Langkah Pertama: Pelihara Rasa Ingin Tahu

“Kuncinya itu adalah rasa kepedulian dan rasa ingin tahu,” kata Titi. “Kita harus aktif dalam mencari informasi tentang caleg-caleg yang dari daerah kita."

DCS akan keluar bulan ini. Di saat yang sama, KPU belum juga merilis rekam jejak tiap kandidat, meski Bawaslu sudah jauh-jauh hari meminta KPK melakukannya. “KPU masih belum merilis riwayat hidup, dan itu juga jadi pertanyaan kita,” ujar Titi, menegaskan bahwa rekam jejak tiap caleg agar sangat berguna bagi para pemilih. Namun, Titi juga menyarankan calon pemilih untuk mencari informasi tentang tiap caleg dari kanal manapun, termasuk bertanya pada orang-orang di sekitar mereka.

Iklan

Langkah Kedua: Pertanyakan Rekam Jejak Caleg

“Saya kira [rekam jejak itu] bukan rekam jejak juga, ya," kata Titi kepada VICE. ”tetapi riwayat hidup karena ditulis oleh caleg sendiri." Alhasil, pencocokan apa yang ditulis caleg dalam CV mereka dengan apa yang orang lain tulis tentang mereka itu penting sekali. Intinya, jangan gampang termakan kata-kata caleg dalam CV mereka.

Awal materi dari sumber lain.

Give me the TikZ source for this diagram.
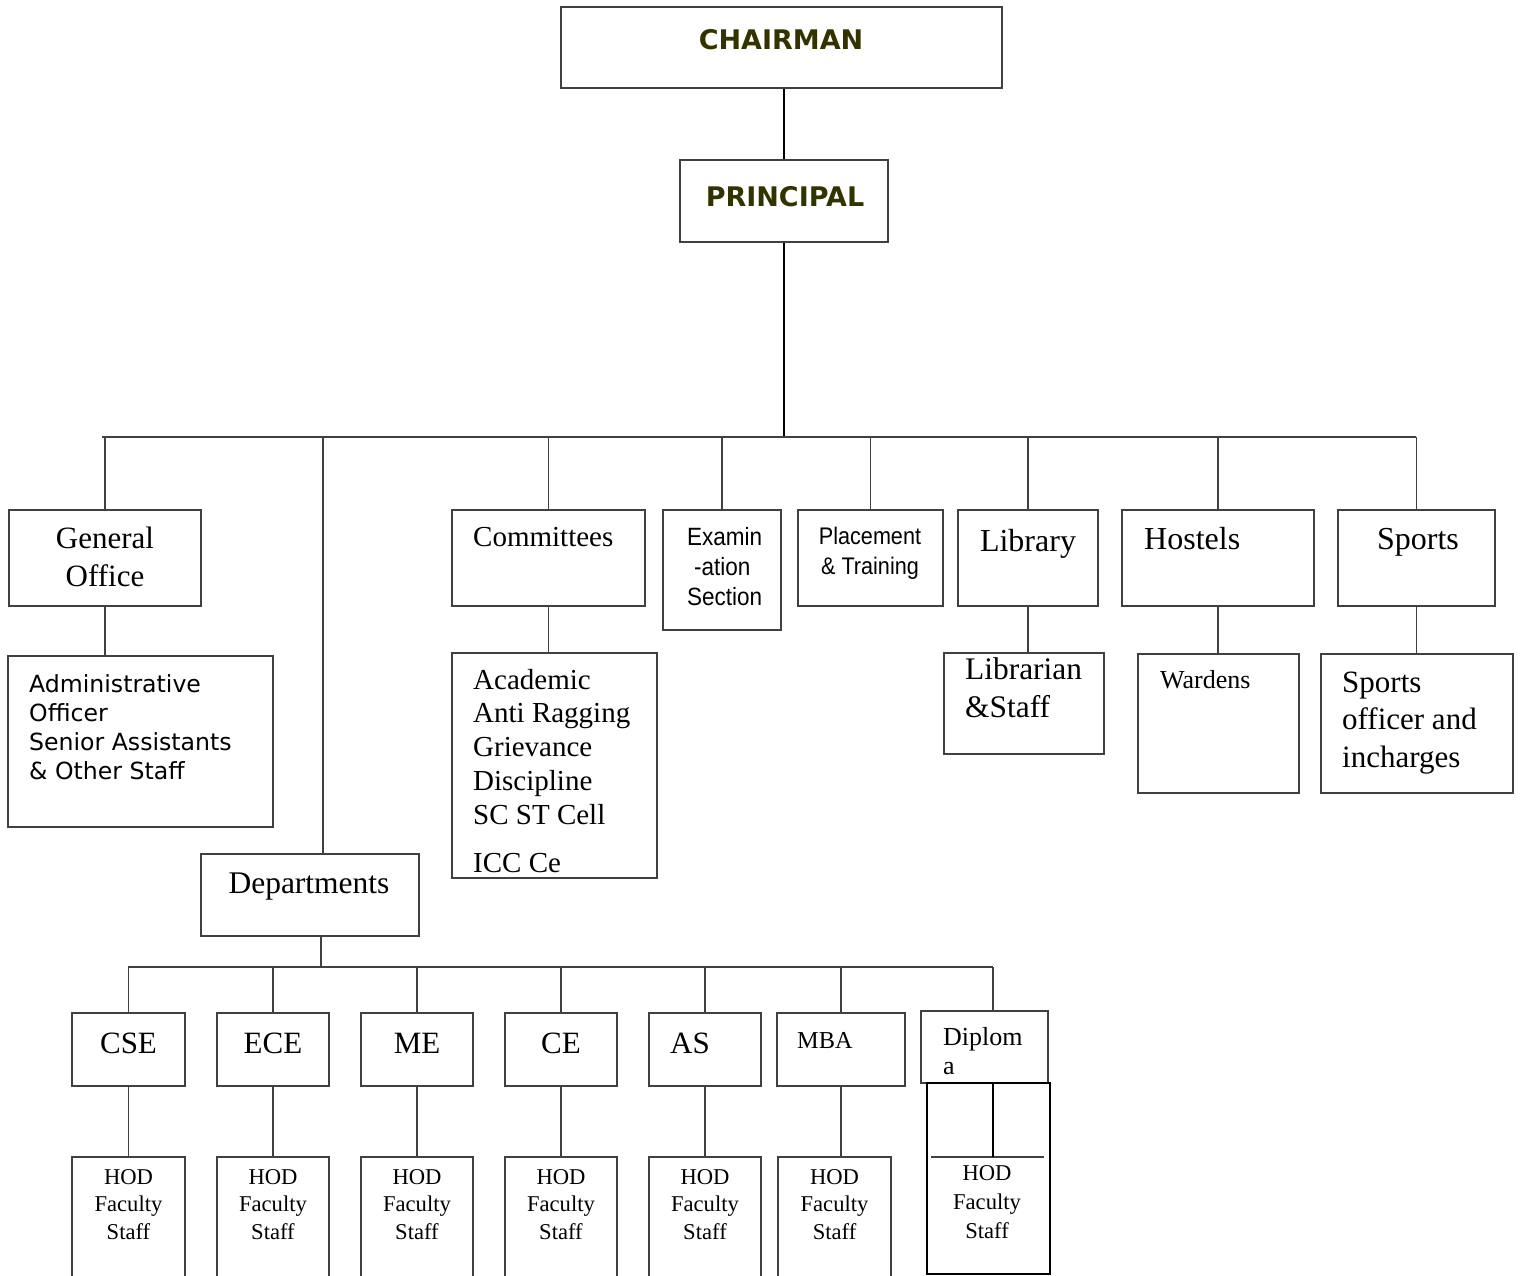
\documentclass[tikz,border=0pt]{standalone}
\usepackage{fontspec}
\setmainfont{Liberation Serif}
\newfontfamily\verdfont{DejaVu Sans}
\newfontfamily\narrowfont[FakeStretch=0.9]{Liberation Sans}
\usetikzlibrary{fit}
\definecolor{headcol}{RGB}{51,51,0}
\definecolor{linecol}{RGB}{64,64,64}
\newcommand{\fs}[2]{\fontsize{#1}{#2}\selectfont}

\begin{document}
\begin{tikzpicture}[x=1pt,y=-1pt,
	box/.style={draw=linecol,line width=1.6pt,inner sep=0pt,fit={#1}},
	txt/.style={inner sep=0pt,anchor=base,align=center},
	ltxt/.style={inner sep=0pt,anchor=base west,align=left},
	wire/.style={draw=linecol,line width=1.6pt},
	trunk/.style={draw=black,line width=2.2pt}]
	\useasboundingbox (0,0) rectangle (1520,1276);

	% top of the tree
	\node[box={(561,7) (1002,88)}] (chair) {};
	\node[txt,font=\verdfont\bfseries\fs{27}{32},text=headcol] (chairt) at (781,50) {CHAIRMAN};
	\node[box={(680,160) (888,242)}] (princ) {};
	\node[txt,font=\verdfont\bfseries\fs{27}{32},text=headcol] (princt) at (785,207) {PRINCIPAL};

	% first row (multi-line texts sit on their last baseline)
	\node[box={(9,510) (201,606)}] (genoff) {};
	\node[txt,font=\fs{31}{38}] (genofft) at (105,586) {General\\Office};
	\node[box={(452,510) (645,606)}] (comm) {};
	\node[ltxt,font=\fs{29}{34}] (commt) at (473,546) {Committees};
	\node[box={(663,510) (781,630)}] (exam) {};
	\node[ltxt,font=\narrowfont\fs{25}{30}] (examt) at (687,605) {Examin\\\hspace*{7pt}-ation\\Section};
	\node[box={(798,510) (943,606)}] (place) {};
	\node[txt,font=\narrowfont\fs{24}{30}] (placet) at (870,574) {Placement\\\& Training};
	\node[box={(958,510) (1098,606)}] (lib) {};
	\node[txt,font=\fs{32}{38}] (libt) at (1028,551) {Library};
	\node[box={(1122,510) (1314,606)}] (host) {};
	\node[ltxt,font=\fs{32}{38}] (hostt) at (1144,549) {Hostels};
	\node[box={(1338,510) (1495,606)}] (sport) {};
	\node[txt,font=\fs{32}{38}] (sportt) at (1418,549) {Sports};

	% second row
	\node[box={(8,656) (273,827)}] (adm) {};
	\node[ltxt,font=\verdfont\fs{23.6}{29}] (admt) at (29,779) {Administrative\\Officer\\Senior Assistants\\\& Other Staff};
	\node[box={(452,653) (657,878)}] (comlist) {};
	\node[ltxt,font=\fs{29}{33.8}] (comlistt) at (473,872) {Academic\\Anti Ragging\\Grievance\\Discipline\\SC ST Cell\\[14pt]ICC Ce};
	\node[box={(944,653) (1104,754)}] (libst) {};
	\node[ltxt,font=\fs{31.4}{38}] (libstt) at (965,717) {Librarian\\\&Staff};
	\node[box={(1138,654) (1299,793)}] (ward) {};
	\node[ltxt,font=\fs{26}{30}] (wardt) at (1160,688) {Wardens};
	\node[box={(1321,654) (1513,793)}] (spoff) {};
	\node[ltxt,font=\fs{31}{37.5}] (spofft) at (1342,767) {Sports\\officer and\\incharges};

	% departments
	\node[box={(201,854) (419,936)}] (dept) {};
	\node[txt,font=\fs{31.5}{38}] (deptt) at (309,893) {Departments};
	\foreach \nm/\lab/\xa/\xb in {cse/CSE/72/185,ece/ECE/217/329,me/ME/361/473,ce/CE/505/617}{
		\node[box={(\xa,1013) (\xb,1086)}] (\nm) {};
		\node[txt,font=\fs{31}{36}] (\nm t) at ({(\xa+\xb)/2},1053) {\lab};
	}
	\node[box={(649,1013) (761,1086)}] (as) {};
	\node[ltxt,font=\fs{31}{36}] (ast) at (670,1053) {AS};
	\node[box={(777,1013) (905,1086)}] (mba) {};
	\node[ltxt,font=\fs{24.3}{29}] (mbat) at (797,1048) {MBA};
	\node[box={(921,1011) (1048,1083)}] (dip) {};
	\node[ltxt,font=\fs{26}{29}] (dipt) at (943,1074) {Diplom\\a};

	% staff under each department
	\foreach \nm/\xa/\xb in {cse/72/185,ece/217/329,me/361/473,ce/505/617,as/649/761,mba/778/891}{
		\node[box={(\xa,1157) (\xb,1292)}] (\nm hod) {};
		\node[txt,font=\fs{22.6}{27.5}] (\nm hodt) at ({(\xa+\xb)/2},1239) {HOD\\Faculty\\Staff};
	}
	\node[box={(927,1083) (1050,1274)},draw=black,line width=2.4pt] (diphod) {};
	\node[txt,font=\fs{22.6}{29}] (diphodt) at (987,1238) {HOD\\Faculty\\Staff};

	% connectors
	\coordinate (barL) at (102,437);
	\coordinate (barR) at (1416,437);
	\coordinate (depttap) at (323,437);
	\coordinate (subL) at (128,967);
	\coordinate (subR) at (993,967);
	\coordinate (subtap) at (321,967);
	\coordinate (dipL) at (931,1157);
	\coordinate (dipR) at (1044,1157);
	\draw[trunk] (princ.north) -- (princ.north |- chair.south);
	\draw[trunk] (princ.south) -- (princ.south |- barL);
	\draw[wire] (barL) -- (barR);
	\foreach \b in {genoff,comm,exam,place,lib,host,sport}
		\draw[wire] (barL -| \b.north) -- (\b.north);
	\foreach \a/\b in {genoff/adm,comm/comlist,lib/libst,host/ward,sport/spoff}
		\draw[wire] (\a.south) -- (\a.south |- \b.north);
	\draw[wire] (depttap) -- (depttap |- dept.north);
	\draw[wire] (subtap |- dept.south) -- (subtap);
	\draw[wire] (subL) -- (subR);
	\foreach \b in {cse,ece,me,ce,as,mba}{
		\draw[wire] (subL -| \b.north) -- (\b.north);
		\draw[wire] (\b.south) -- (\b.south |- \b hod.north);
	}
	\draw[wire] (subR) -- (subR |- dip.north);
	\draw[wire] (dipL) -- (dipR);
	\draw[wire,draw=black] (dip.south -| subR) -- (dipL -| subR);
\end{tikzpicture}
\end{document}
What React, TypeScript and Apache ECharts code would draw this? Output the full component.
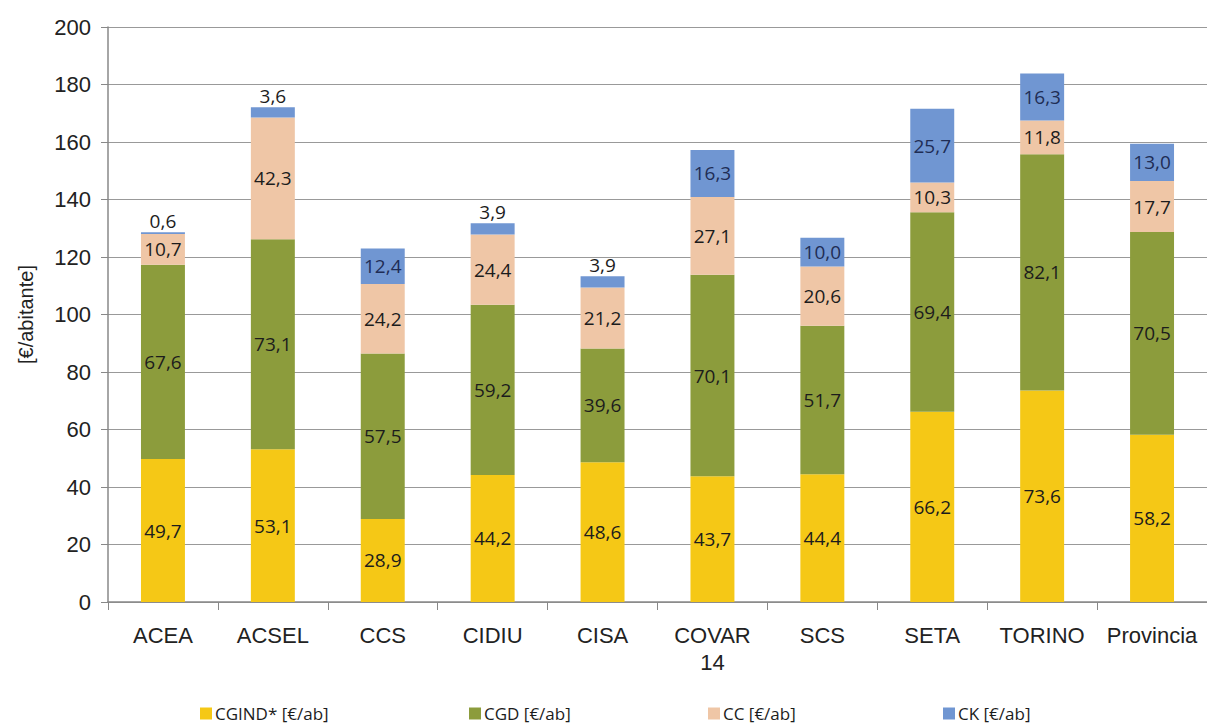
import React, { useEffect, useRef } from "react";
import * as echarts from "echarts";

const categories = ["ACEA", "ACSEL", "CCS", "CIDIU", "CISA", "COVAR\n14", "SCS", "SETA", "TORINO", "Provincia"];
const cgind = [49.7, 53.1, 28.9, 44.2, 48.6, 43.7, 44.4, 66.2, 73.6, 58.2];
const cgd = [67.6, 73.1, 57.5, 59.2, 39.6, 70.1, 51.7, 69.4, 82.1, 70.5];
const cc = [10.7, 42.3, 24.2, 24.4, 21.2, 27.1, 20.6, 10.3, 11.8, 17.7];
const ck = [0.6, 3.6, 12.4, 3.9, 3.9, 16.3, 10.0, 25.7, 16.3, 13.0];
const seriesNames = ["CGIND* [€/ab]", "CGD [€/ab]", "CC [€/ab]", "CK [€/ab]"];
const colors = ["#F5C816", "#8C9C3C", "#EFC6A6", "#7096D2"];

const fmt = (v: number) => v.toFixed(1).replace(".", ",");

export default function App() {
  const ref = useRef<HTMLDivElement>(null);
  useEffect(() => {
    document.body.style.margin = "0";
    const chart = echarts.init(ref.current!, null, { renderer: "svg" });
    const labelFont = { fontFamily: "'Open Sans', 'Noto Sans', sans-serif", fontSize: 19, color: "#1c1c1c" };
    const mk = (name: string, data: number[], i: number, smallTop = false) => ({
      name,
      type: "bar",
      stack: "total",
      barWidth: "40%",
      itemStyle: { color: colors[i] },
      data: data.map((v) => {
        const top = smallTop && v < 5;
        return {
          value: v,
          label: {
            show: true,
            position: top ? "top" : "inside",
            distance: 2,
            formatter: () => fmt(v),
            ...labelFont,
            color: i === 3 && !top ? "#1f2d55" : "#1c1c1c",
          },
        };
      }),
    });
    const legendLefts = [195, 464, 703, 938];
    chart.setOption({
      animation: false,
      backgroundColor: "#fff",
      color: colors,
      legend: seriesNames.map((n, i) => ({
        data: [n],
        left: legendLefts[i],
        top: 700,
        itemWidth: 12,
        itemHeight: 12,
        itemGap: 6,
        icon: "rect",
        textStyle: { fontFamily: "'Open Sans', 'Noto Sans', sans-serif", fontSize: 17, color: "#1c1c1c", padding: [0, 0, 0, -2] },
        selectedMode: false,
      })),
      grid: { left: 108, right: -4, top: 27, bottom: 126 },
      xAxis: {
        type: "category",
        data: categories,
        axisLine: { lineStyle: { color: "#888", width: 1.5 } },
        axisTick: { show: true, length: 8, lineStyle: { color: "#888" } },
        axisLabel: {
          fontFamily: "'Liberation Sans', Arial, sans-serif",
          fontSize: 22,
          color: "#222",
          margin: 20,
          lineHeight: 27,
          interval: 0,
        },
      },
      yAxis: {
        type: "value",
        min: 0,
        max: 200,
        interval: 20,
        name: "[€/abitante]",
        nameLocation: "middle",
        nameGap: 72,
        nameTextStyle: { fontFamily: "'Liberation Sans', Arial, sans-serif", fontSize: 20, color: "#222" },
        axisLine: { show: true, lineStyle: { color: "#888", width: 1.5 } },
        axisTick: { show: true, length: 7, lineStyle: { color: "#888" } },
        axisLabel: {
          fontFamily: "'Liberation Sans', Arial, sans-serif",
          fontSize: 22,
          color: "#222",
          margin: 17,
        },
        splitLine: { lineStyle: { color: "#999", width: 1 } },
      },
      series: [
        mk(seriesNames[0], cgind, 0),
        mk(seriesNames[1], cgd, 1),
        mk(seriesNames[2], cc, 2),
        mk(seriesNames[3], ck, 3, true),
      ],
    });
    return () => chart.dispose();
  }, []);
  return <div ref={ref} style={{ width: 1207, height: 728 }} />;
}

Langkah Ketiga: Jangan Cuma Lapor di Medsos, Kirimlah Surat Resmi ke KPU

Tidak ada platform online untuk melaporkan hal-hal ini, tapi di masa lalu orang-orang rajin mengirimkan surat, menelepon KPU, atau bahkan mengunjungi langsung kantor KPU. Semua metode ini bisa digunakan untuk membuat laporan. “Sebelum ini, masyarakat melapor menggunakan cara konvensional, seperti menulis surat,” ujar Titi. “Ini yang harus diperbaiki KPU kedepannya.”

Meski balasan dari KPU tak secepat balasan komentar di Facebook, mereka telah mengumumkan bahwa mereka menyikapi laporan-laporan tersebut dengan serius. “Kalau publik melihat ada caleg dari mantan napi korupsi lolos verifikasi, sebaiknya menginformasikan kepada KPU karena warga lebih mengenal setiap calon itu. Jika ada laporan mengenai hal itu, KPU akan mengecek kebenarannya,” ujar ketua KPU Arief Budiman.

Langkah Keempat: Pilih Dengan Bijak

“Yang paling penting menurut saya adalah kesadaran kita sebagai pemilih bahwa kita tidak boleh salah pilih,” ujar Titi.

Banyak aspek dari proses pemilihan yang cacat. Misalnya, KPU dan Bawaslu tidak cukup responsif terhadap publik, dan tidak semua informasi soal kandidat-kandidat dibuka untuk umum. Fokus Bawaslu juga biasanya berat saat mengawal pemilihan, tapi tidak saat menyeleksi kandidat. Pada akhirnya, pemilih harus mengedukasi diri dan berharap yang terbaik.